A few weeks ago I stopped by a national clothing chain, known for casual, trendy, west coast apparel on the cheap. They carry inexpensive tees and tops. I like them for work shirts because I tend to abuse clothes and don’t want to spend too much on what will soon be dusting the furniture.

After washing, drying and a few days hanging around the closet, I pulled one on – a simple, soft, relaxed, comfy tee. It wasn’t long before I realized something was wrong (is my shirt on backward?). My day was full of tugging and adjusting. So much for comfort.

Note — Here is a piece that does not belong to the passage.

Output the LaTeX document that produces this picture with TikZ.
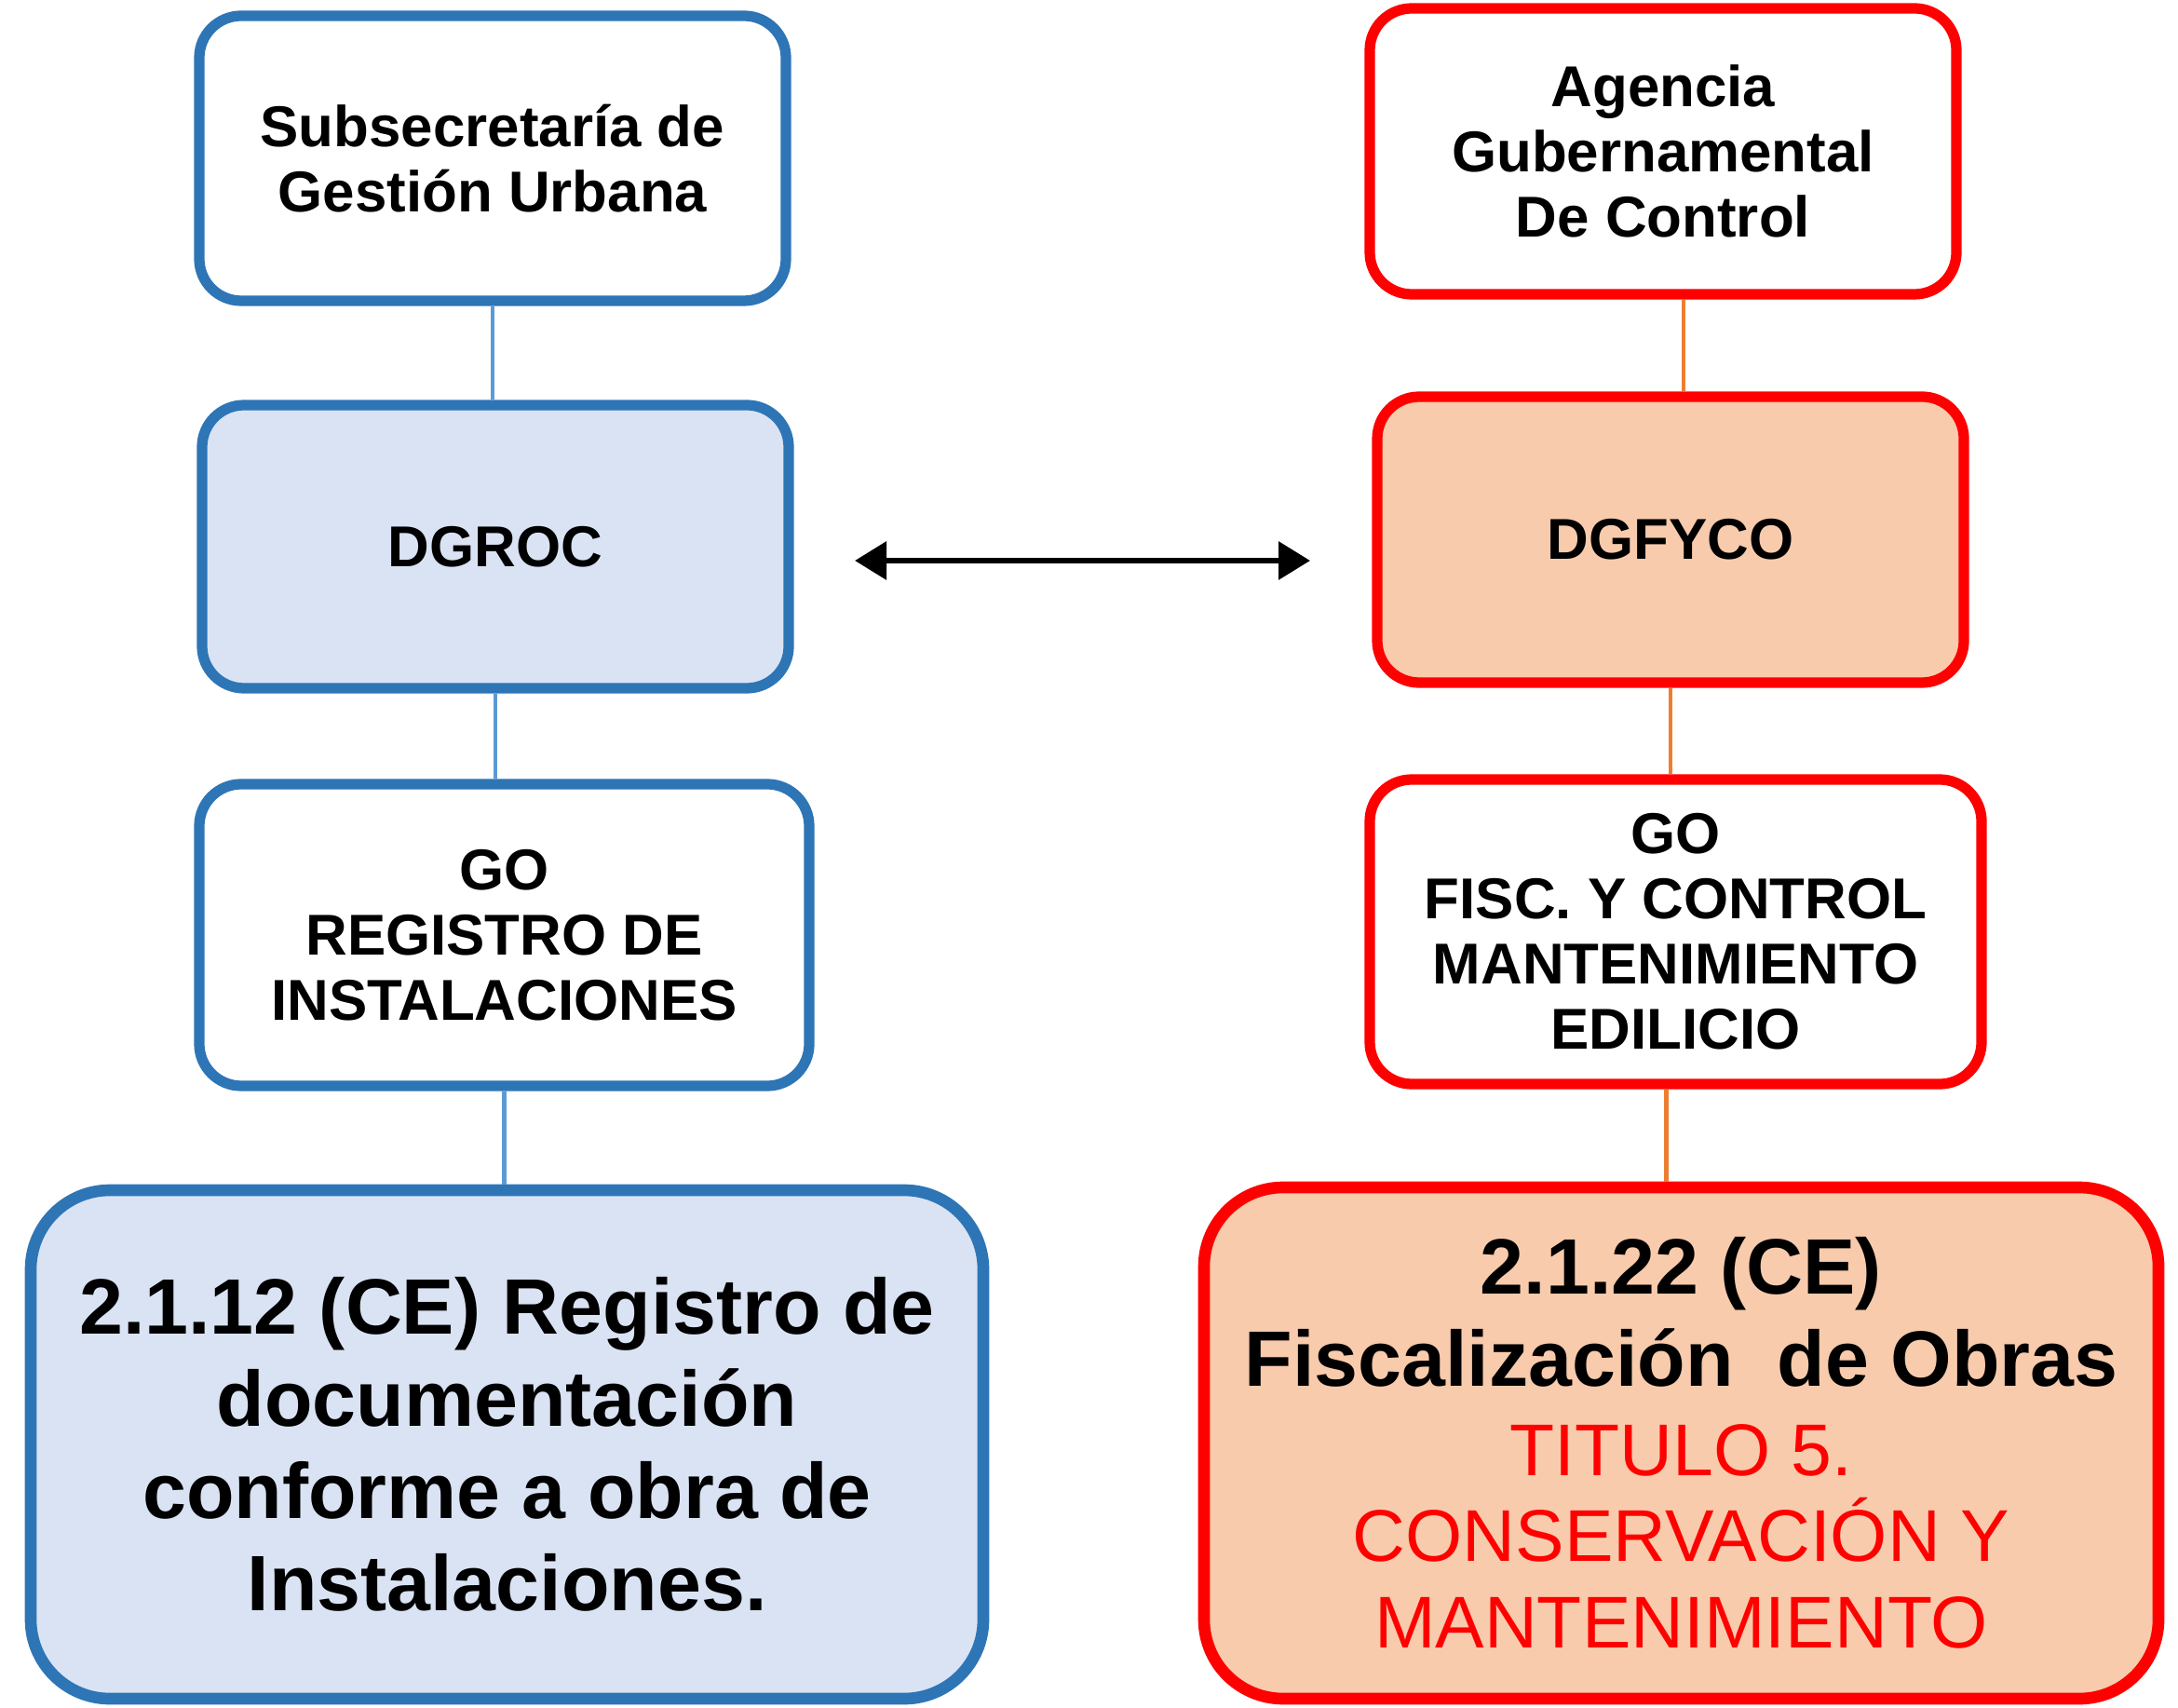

I tried the others on. All ill-fitting. Including those with a slightly varied cut (ugh!). After closer inspection, I decided the manufacturer sacrificed the details of the garments to provide a product at a 2 for 1 price (it ain’t a deal if it’s uncomfortable).

…so wrong!

With exception to the neckline, these tees appear to have the same cut, front and back. For the non-sewers, the front is cut different than the back because, though humans are symmetrical (for the most part) from side to side, we are more than a little different from front to back. Eliminating this detail compromised the integrity of the shirts. I could go on about loss of detail in clothing (whatever happened to inter-facings? stabilizers?), all of which affect the fit. I won’t…other than to say, plaids and stripes should match at the appropriate seams and every skirt should be lined. Details!

American author and publisher, William Feather (1889-1981) warned, “Beware of the man who won’t be bothered with details”. I can’t think of many life experiences for which this doesn’t ring true (you know…don’t take things at face value, read the fine print, know what you believe)! Concerning ceramics, the chasm between the student and the artist lies in the details.

One of the earliest pieces ceramic students learn to create is a mug. Mugs are very personal utilitarian pieces. Unlike a casserole which just needs to confine the potatoes, a mug needs to feel comfortable for the user.

The intimate nature of the mug demands attention to detail. For instance, handles need to be proportionately sized to manage the visual and actual weight of the piece, as well as the size of the hand holding it. You want to avoid that ‘stuck in a bowling ball’ feeling with a mug full of hot coffee. While we’re on handles, watch the placement. Too close to the rim and you’ll get poked in the eye with the thumb of your drinkin’ hand. Details!

Also, the lip of your mug should be smooth. That gritty feel from grogged or sandy clay just points to a lack of compression when finishing the piece while the clay is wet. Since we’re on the subject, watch the thickness of the rim. Too thin and you’ll have a fragile, sharp edge. Too thick and you’ve got yourself a dribble cup. Details! One more oft overlooked detail, the diameter of the opening needs to be large enough to accommodate a nose.

There are so many nuances that affect function and often drive design that I could go on and on. I won’t…other than to say, pay attention to the details.